Who Ends Up Selling to Whom

Figure 3-4:  Eliminating the Chasm: Helping the Mainstream Market "Get It" by Incorporating Sales-Primed Communications into Product Launches (Solid line curve = without chasm; broken line curve = with chasm)

What happens when a company fails to drive top-line revenues? The most common result is mutual finger pointing by Sales and Marketing. We believe that both Sales and Marketing have failed to do their jobs. Traditionally, there is a great deal of tension, even conflict, between these two functional areas. Later in this resource, we'll explore this relationship more closely, and offer a definition of an appropriate interface between Sales and Marketing.

In summary, there are circumstances in which new offerings can enjoy success even without Sales-Primed Communications being made available to their sales organization. As markets and sales organizations mature, however, penetration of the mainstream market almost always proves to be more challenging (a.k.a. "hard rock mining").

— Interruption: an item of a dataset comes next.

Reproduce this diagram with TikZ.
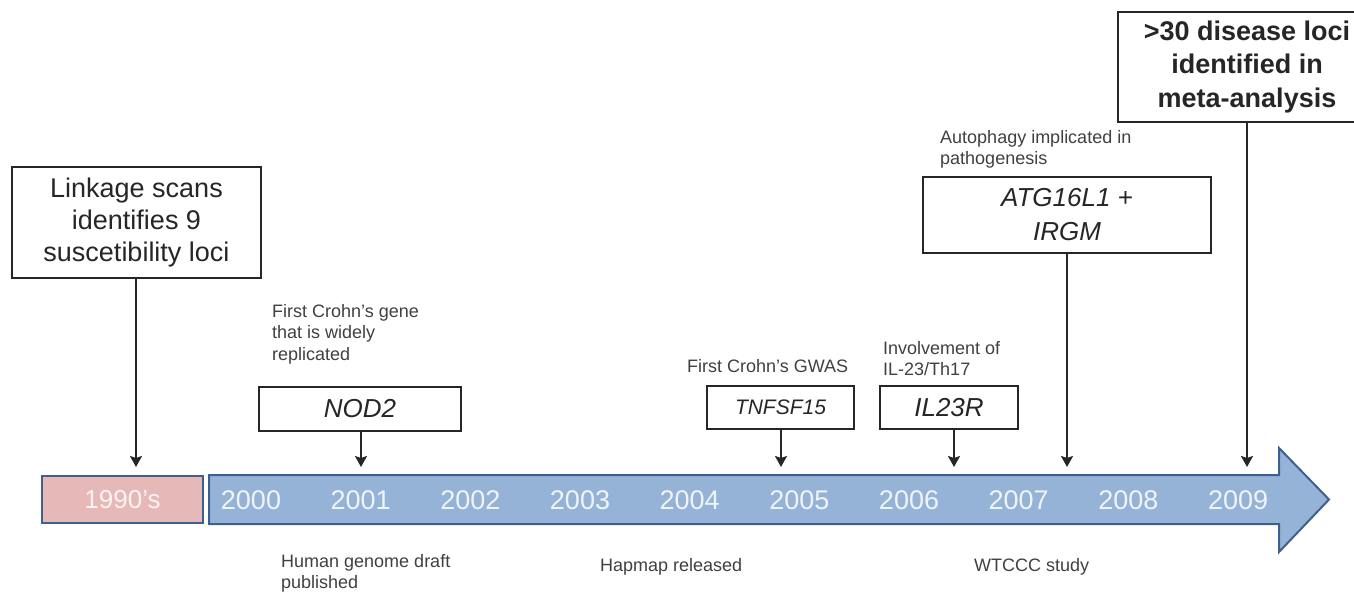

To sustain success, companies have to realize how different mainstream-market buyers really are, and act on that insight.

Mainstream-market buyers don't buy; they need help in understanding how an offering can enable them to achieve a goal, solve a problem, or satisfy a need. So, companies can maximize their chances of prospering if they enable their growing number of salespeople to have conversations with buyers in a way that positions offerings more consistently, leveraging best practices.